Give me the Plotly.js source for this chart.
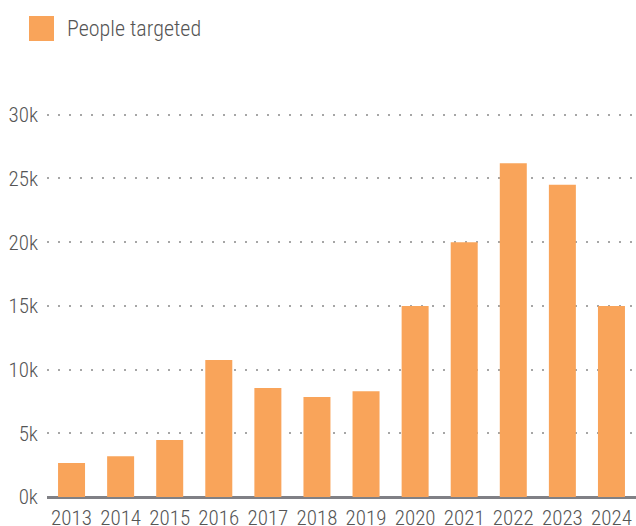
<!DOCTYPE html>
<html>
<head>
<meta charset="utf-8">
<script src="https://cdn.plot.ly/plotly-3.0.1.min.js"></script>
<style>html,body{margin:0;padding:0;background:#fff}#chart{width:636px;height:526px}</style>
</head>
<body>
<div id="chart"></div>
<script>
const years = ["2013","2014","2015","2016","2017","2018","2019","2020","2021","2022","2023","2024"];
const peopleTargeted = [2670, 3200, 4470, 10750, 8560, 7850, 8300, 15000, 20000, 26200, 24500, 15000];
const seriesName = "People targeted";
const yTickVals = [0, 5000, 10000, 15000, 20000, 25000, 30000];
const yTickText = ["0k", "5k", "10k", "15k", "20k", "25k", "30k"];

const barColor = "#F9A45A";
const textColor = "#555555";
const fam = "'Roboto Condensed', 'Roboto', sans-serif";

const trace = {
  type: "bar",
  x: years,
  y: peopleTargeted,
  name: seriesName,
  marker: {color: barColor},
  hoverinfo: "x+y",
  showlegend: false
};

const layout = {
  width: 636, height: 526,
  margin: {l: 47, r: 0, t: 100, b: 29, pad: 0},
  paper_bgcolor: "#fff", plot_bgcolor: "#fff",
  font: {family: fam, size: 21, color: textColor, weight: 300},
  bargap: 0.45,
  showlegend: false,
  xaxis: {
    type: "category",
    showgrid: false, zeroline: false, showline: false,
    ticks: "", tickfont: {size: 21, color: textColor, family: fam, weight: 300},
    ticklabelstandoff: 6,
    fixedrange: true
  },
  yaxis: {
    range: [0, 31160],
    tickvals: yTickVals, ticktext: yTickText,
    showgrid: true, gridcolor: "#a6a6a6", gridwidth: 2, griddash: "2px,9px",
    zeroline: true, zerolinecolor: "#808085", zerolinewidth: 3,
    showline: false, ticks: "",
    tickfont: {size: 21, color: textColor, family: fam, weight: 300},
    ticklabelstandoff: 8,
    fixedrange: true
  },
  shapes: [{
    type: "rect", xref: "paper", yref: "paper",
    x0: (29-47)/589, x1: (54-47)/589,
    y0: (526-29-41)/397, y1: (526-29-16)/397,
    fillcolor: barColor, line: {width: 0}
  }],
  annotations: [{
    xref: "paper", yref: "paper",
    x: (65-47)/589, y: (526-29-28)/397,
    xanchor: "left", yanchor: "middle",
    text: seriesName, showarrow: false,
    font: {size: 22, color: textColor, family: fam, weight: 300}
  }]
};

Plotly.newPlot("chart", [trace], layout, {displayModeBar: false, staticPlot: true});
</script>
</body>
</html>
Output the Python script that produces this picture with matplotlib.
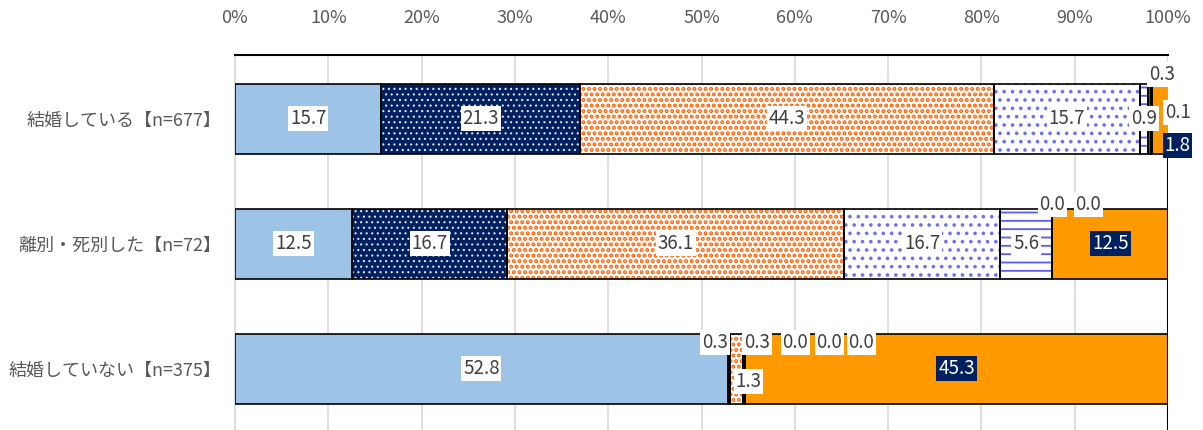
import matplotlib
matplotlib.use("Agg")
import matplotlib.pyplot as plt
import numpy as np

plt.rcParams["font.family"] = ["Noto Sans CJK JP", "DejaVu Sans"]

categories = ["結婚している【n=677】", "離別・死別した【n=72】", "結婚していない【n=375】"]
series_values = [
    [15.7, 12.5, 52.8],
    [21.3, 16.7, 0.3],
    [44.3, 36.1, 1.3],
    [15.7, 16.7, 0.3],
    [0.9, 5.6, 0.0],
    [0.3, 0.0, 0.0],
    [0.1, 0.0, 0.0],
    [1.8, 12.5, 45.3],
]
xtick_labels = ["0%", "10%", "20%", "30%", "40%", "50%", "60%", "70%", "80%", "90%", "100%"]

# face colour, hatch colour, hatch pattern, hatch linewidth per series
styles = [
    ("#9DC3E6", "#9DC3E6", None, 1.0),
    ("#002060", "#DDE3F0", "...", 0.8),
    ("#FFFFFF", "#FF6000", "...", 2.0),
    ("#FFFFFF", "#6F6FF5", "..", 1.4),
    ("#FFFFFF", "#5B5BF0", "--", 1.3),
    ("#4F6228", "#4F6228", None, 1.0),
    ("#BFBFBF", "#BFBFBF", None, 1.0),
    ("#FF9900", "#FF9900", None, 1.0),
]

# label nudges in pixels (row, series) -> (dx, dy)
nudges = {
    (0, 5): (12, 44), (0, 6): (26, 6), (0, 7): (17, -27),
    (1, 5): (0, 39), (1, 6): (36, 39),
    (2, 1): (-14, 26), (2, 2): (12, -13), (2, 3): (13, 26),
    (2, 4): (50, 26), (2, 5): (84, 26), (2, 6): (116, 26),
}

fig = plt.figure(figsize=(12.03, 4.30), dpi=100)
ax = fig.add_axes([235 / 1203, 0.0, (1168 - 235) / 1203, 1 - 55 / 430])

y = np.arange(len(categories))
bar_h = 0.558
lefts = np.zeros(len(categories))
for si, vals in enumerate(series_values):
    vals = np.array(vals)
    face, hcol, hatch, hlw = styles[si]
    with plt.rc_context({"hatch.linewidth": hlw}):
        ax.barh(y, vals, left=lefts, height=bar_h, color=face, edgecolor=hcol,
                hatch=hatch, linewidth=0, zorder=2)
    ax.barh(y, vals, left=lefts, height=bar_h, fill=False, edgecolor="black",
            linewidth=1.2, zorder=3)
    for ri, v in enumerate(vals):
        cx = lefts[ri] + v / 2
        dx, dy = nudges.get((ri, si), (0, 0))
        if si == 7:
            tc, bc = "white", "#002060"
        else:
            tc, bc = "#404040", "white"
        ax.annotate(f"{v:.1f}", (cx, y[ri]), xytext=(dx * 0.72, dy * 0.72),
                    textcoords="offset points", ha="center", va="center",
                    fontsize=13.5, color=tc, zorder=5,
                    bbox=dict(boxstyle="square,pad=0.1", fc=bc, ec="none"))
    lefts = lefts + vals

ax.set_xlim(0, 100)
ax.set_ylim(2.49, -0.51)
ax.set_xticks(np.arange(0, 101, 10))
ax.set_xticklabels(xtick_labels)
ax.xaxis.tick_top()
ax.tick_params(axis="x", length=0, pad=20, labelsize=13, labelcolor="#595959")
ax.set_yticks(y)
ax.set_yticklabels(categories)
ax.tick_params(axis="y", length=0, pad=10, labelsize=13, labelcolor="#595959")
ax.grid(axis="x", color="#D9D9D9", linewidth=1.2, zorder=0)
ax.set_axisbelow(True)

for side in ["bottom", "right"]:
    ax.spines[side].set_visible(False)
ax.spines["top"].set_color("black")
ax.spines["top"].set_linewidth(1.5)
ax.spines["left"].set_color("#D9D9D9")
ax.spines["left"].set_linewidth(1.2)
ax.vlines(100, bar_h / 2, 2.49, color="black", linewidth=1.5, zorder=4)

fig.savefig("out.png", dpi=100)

■ **PROBLEM REQUIREMENTS**:
Every line above should be returned word for word, with the pictures left behind.

■ **TASK RESPONSE**:
Give me the Plotly.js source for this chart.
<!DOCTYPE html>
<html>
<head>
<meta charset="utf-8">
<script src="https://cdn.plot.ly/plotly-3.0.1.min.js"></script>
<style>html,body{margin:0;padding:0;background:#fff}#chart{width:636px;height:526px}</style>
</head>
<body>
<div id="chart"></div>
<script>
const years = ["2013","2014","2015","2016","2017","2018","2019","2020","2021","2022","2023","2024"];
const peopleTargeted = [2670, 3200, 4470, 10750, 8560, 7850, 8300, 15000, 20000, 26200, 24500, 15000];
const seriesName = "People targeted";
const yTickVals = [0, 5000, 10000, 15000, 20000, 25000, 30000];
const yTickText = ["0k", "5k", "10k", "15k", "20k", "25k", "30k"];

const barColor = "#F9A45A";
const textColor = "#555555";
const fam = "'Roboto Condensed', 'Roboto', sans-serif";

const trace = {
  type: "bar",
  x: years,
  y: peopleTargeted,
  name: seriesName,
  marker: {color: barColor},
  hoverinfo: "x+y",
  showlegend: false
};

const layout = {
  width: 636, height: 526,
  margin: {l: 47, r: 0, t: 100, b: 29, pad: 0},
  paper_bgcolor: "#fff", plot_bgcolor: "#fff",
  font: {family: fam, size: 21, color: textColor, weight: 300},
  bargap: 0.45,
  showlegend: false,
  xaxis: {
    type: "category",
    showgrid: false, zeroline: false, showline: false,
    ticks: "", tickfont: {size: 21, color: textColor, family: fam, weight: 300},
    ticklabelstandoff: 6,
    fixedrange: true
  },
  yaxis: {
    range: [0, 31160],
    tickvals: yTickVals, ticktext: yTickText,
    showgrid: true, gridcolor: "#a6a6a6", gridwidth: 2, griddash: "2px,9px",
    zeroline: true, zerolinecolor: "#808085", zerolinewidth: 3,
    showline: false, ticks: "",
    tickfont: {size: 21, color: textColor, family: fam, weight: 300},
    ticklabelstandoff: 8,
    fixedrange: true
  },
  shapes: [{
    type: "rect", xref: "paper", yref: "paper",
    x0: (29-47)/589, x1: (54-47)/589,
    y0: (526-29-41)/397, y1: (526-29-16)/397,
    fillcolor: barColor, line: {width: 0}
  }],
  annotations: [{
    xref: "paper", yref: "paper",
    x: (65-47)/589, y: (526-29-28)/397,
    xanchor: "left", yanchor: "middle",
    text: seriesName, showarrow: false,
    font: {size: 22, color: textColor, family: fam, weight: 300}
  }]
};

Plotly.newPlot("chart", [trace], layout, {displayModeBar: false, staticPlot: true});
</script>
</body>
</html>
Output the Python script that produces this picture with matplotlib.
import matplotlib
matplotlib.use("Agg")
import matplotlib.pyplot as plt
import numpy as np

plt.rcParams["font.family"] = ["Noto Sans CJK JP", "DejaVu Sans"]

categories = ["結婚している【n=677】", "離別・死別した【n=72】", "結婚していない【n=375】"]
series_values = [
    [15.7, 12.5, 52.8],
    [21.3, 16.7, 0.3],
    [44.3, 36.1, 1.3],
    [15.7, 16.7, 0.3],
    [0.9, 5.6, 0.0],
    [0.3, 0.0, 0.0],
    [0.1, 0.0, 0.0],
    [1.8, 12.5, 45.3],
]
xtick_labels = ["0%", "10%", "20%", "30%", "40%", "50%", "60%", "70%", "80%", "90%", "100%"]

# face colour, hatch colour, hatch pattern, hatch linewidth per series
styles = [
    ("#9DC3E6", "#9DC3E6", None, 1.0),
    ("#002060", "#DDE3F0", "...", 0.8),
    ("#FFFFFF", "#FF6000", "...", 2.0),
    ("#FFFFFF", "#6F6FF5", "..", 1.4),
    ("#FFFFFF", "#5B5BF0", "--", 1.3),
    ("#4F6228", "#4F6228", None, 1.0),
    ("#BFBFBF", "#BFBFBF", None, 1.0),
    ("#FF9900", "#FF9900", None, 1.0),
]

# label nudges in pixels (row, series) -> (dx, dy)
nudges = {
    (0, 5): (12, 44), (0, 6): (26, 6), (0, 7): (17, -27),
    (1, 5): (0, 39), (1, 6): (36, 39),
    (2, 1): (-14, 26), (2, 2): (12, -13), (2, 3): (13, 26),
    (2, 4): (50, 26), (2, 5): (84, 26), (2, 6): (116, 26),
}

fig = plt.figure(figsize=(12.03, 4.30), dpi=100)
ax = fig.add_axes([235 / 1203, 0.0, (1168 - 235) / 1203, 1 - 55 / 430])

y = np.arange(len(categories))
bar_h = 0.558
lefts = np.zeros(len(categories))
for si, vals in enumerate(series_values):
    vals = np.array(vals)
    face, hcol, hatch, hlw = styles[si]
    with plt.rc_context({"hatch.linewidth": hlw}):
        ax.barh(y, vals, left=lefts, height=bar_h, color=face, edgecolor=hcol,
                hatch=hatch, linewidth=0, zorder=2)
    ax.barh(y, vals, left=lefts, height=bar_h, fill=False, edgecolor="black",
            linewidth=1.2, zorder=3)
    for ri, v in enumerate(vals):
        cx = lefts[ri] + v / 2
        dx, dy = nudges.get((ri, si), (0, 0))
        if si == 7:
            tc, bc = "white", "#002060"
        else:
            tc, bc = "#404040", "white"
        ax.annotate(f"{v:.1f}", (cx, y[ri]), xytext=(dx * 0.72, dy * 0.72),
                    textcoords="offset points", ha="center", va="center",
                    fontsize=13.5, color=tc, zorder=5,
                    bbox=dict(boxstyle="square,pad=0.1", fc=bc, ec="none"))
    lefts = lefts + vals

ax.set_xlim(0, 100)
ax.set_ylim(2.49, -0.51)
ax.set_xticks(np.arange(0, 101, 10))
ax.set_xticklabels(xtick_labels)
ax.xaxis.tick_top()
ax.tick_params(axis="x", length=0, pad=20, labelsize=13, labelcolor="#595959")
ax.set_yticks(y)
ax.set_yticklabels(categories)
ax.tick_params(axis="y", length=0, pad=10, labelsize=13, labelcolor="#595959")
ax.grid(axis="x", color="#D9D9D9", linewidth=1.2, zorder=0)
ax.set_axisbelow(True)

for side in ["bottom", "right"]:
    ax.spines[side].set_visible(False)
ax.spines["top"].set_color("black")
ax.spines["top"].set_linewidth(1.5)
ax.spines["left"].set_color("#D9D9D9")
ax.spines["left"].set_linewidth(1.2)
ax.vlines(100, bar_h / 2, 2.49, color="black", linewidth=1.5, zorder=4)

fig.savefig("out.png", dpi=100)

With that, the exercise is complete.